Voluntad de pacificar y reconciliar un país ferozmente dividido y todavía ensangrentado. Firmeza con los acuerdos de paz y decisión de transferir la seguridad pública del Ejército a los civiles. Defensa de los pueblos originarios y afrodescendientes y reconocimiento de la diversidad. Combate explícito contra la desigualdad y medidas puntuales para revertirla. Una reforma fiscal que afectará, por tanto, a los sectores -allá llamados estratos- más ricos, y otra de corte agrario. Voluntad de diálogo con todas las fuerzas políticas, incluso las que se empeñaron en frenar su candidatura. Una agenda ambiental sólida y una drástica apuesta por las energías renovables. Un discurso a la vez firme y conciliador, que en todos sus aspectos sigue puntualmente la agenda de la izquierda. Un inicio, pues, que no podría invitar más a la esperanza, tanto para Colombia como para el resto de América Latina, y que haría pensar en Mujica o en los primeros años de Lula.

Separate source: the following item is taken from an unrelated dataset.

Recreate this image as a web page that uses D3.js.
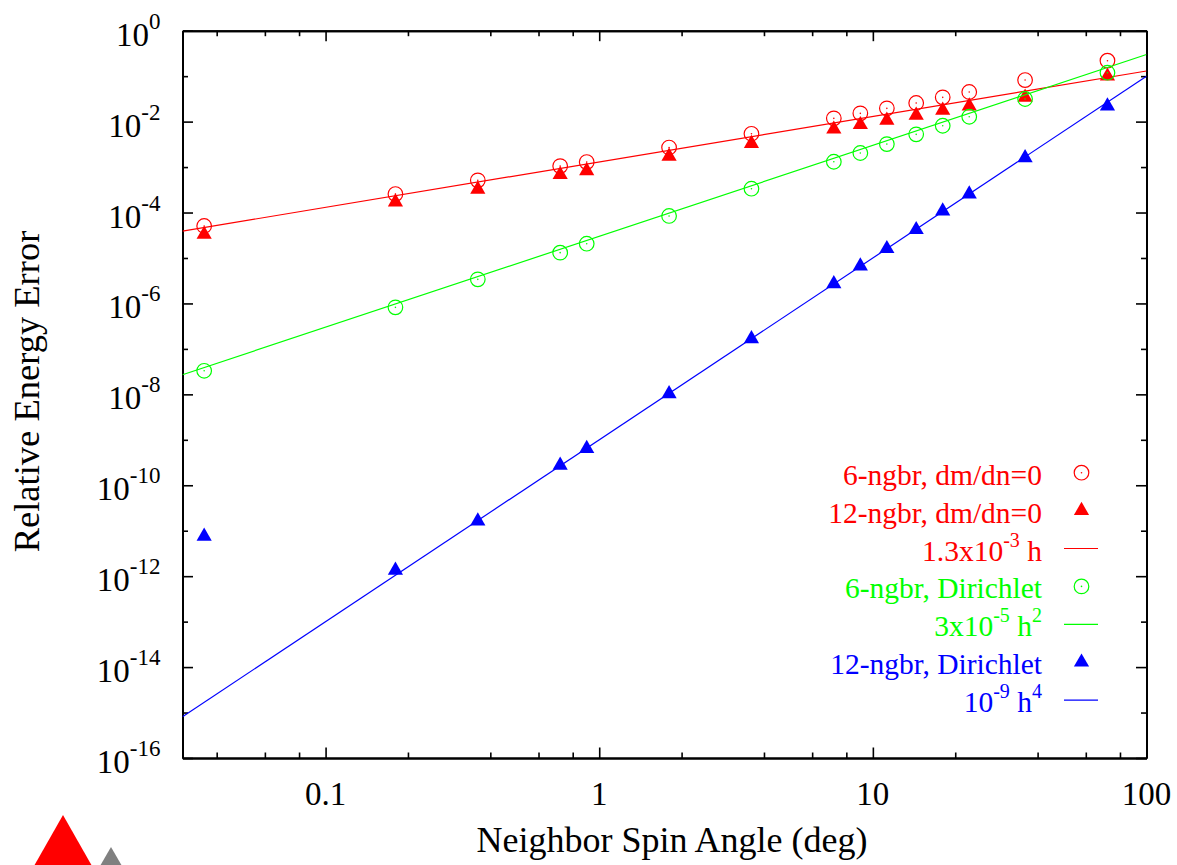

La llegada al poder de Gustavo Petro y Francia Márquez supone un revulsivo no solo para la derecha que ha gobernado su país, defendiendo sin falta los intereses de unos cuantos, sino también para el resto de las naciones de la región que cuentan con gobiernos que se proclaman de izquierda. Frente a las dictaduras que prevalecen en Cuba y Nicaragua, el autoritarismo extremo de Venezuela, la inestabilidad del Perú y la ambigüedad de México, Colombia hoy representa el horizonte más alentador, al lado de Chile: no es casual la sintonía entre el antiguo alcalde de Bogotá y Gabriel Boric durante la toma de posesión del primero.
Colombia ha sido, hasta el momento, uno de los países más conservadores del continente: siempre ha sido gobernado por la derecha, en sus distintas encarnaciones; nunca tuvo algo semejante a una revolución social o una redistribución de la tierra, como en México; y la influencia de Álvaro Uribe -acaso uno de sus líderes más radicales- ha sido permanente a lo largo de los últimos lustros. Y aun así, con fuerzas que querrían verlo destruido y grupos que no le perdonan su incursión juvenil en la guerrilla, Petro se está atreviendo a reconstruir las estructuras de poder político y sobre todo económico que han prevalecido en su patria por tanto tiempo.
La sensación que sus propuestas provocan en México no puede ser más agridulce. Esas mismas esperanzas le concedieron la victoria a la 4T en 2018: la voluntad de cambio con una propuesta integral de izquierda. Por desgracia, el gobierno de López Obrador muy pronto comenzó a desembarazarse de buena parte de las promesas que lo llevaron a la Presidencia. Si bien ha mantenido su voluntad de apoyar a los sectores más desfavorecidos con apoyos directos y aumentos al salario mínimo -eso no puede reprochársele-, su discurso se inflama cada vez más contra quienes denomina conservadores y neoliberales mientras en casi todos los demás ámbitos ha renunciando a cualquier visión progresista -se ha negado, de plano, a aumentarles los impuestos a los más ricos-, sin que sus aliados se atrevan a reclamárselo.
Además de dejar de lado cualquier programa ambiental y de arremeter sin tregua contra la sociedad civil y muchos de quienes fueron sus votantes, descorazona que, en los mismos días en que Petro anuncia una reforma para devolver paulatinamente la seguridad pública a los civiles -y ha nombrado a un reconocido defensor de los derechos humanos al frente del ministerio de Defensa-, AMLO se empeñe justo en la contraria: transferirla formalmente, violando la Constitución, al Ejército. Si de veras quisiera acotar el poder de los militares, tendría que nombrar a un civil al frente de la Secretaría de la Defensa: algo imposible de imaginar en este México.
Que nuestro gobierno celebre el triunfo de Petro sin mirarse en su espejo resulta tosco y decepcionante. Ojalá los precandidatos de la 4T tomen nota de lo que sucede hoy en Colombia, porque ese parecería el camino hacia la real transformación de izquierda que se nos prometió en 2018 y aún se nos niega.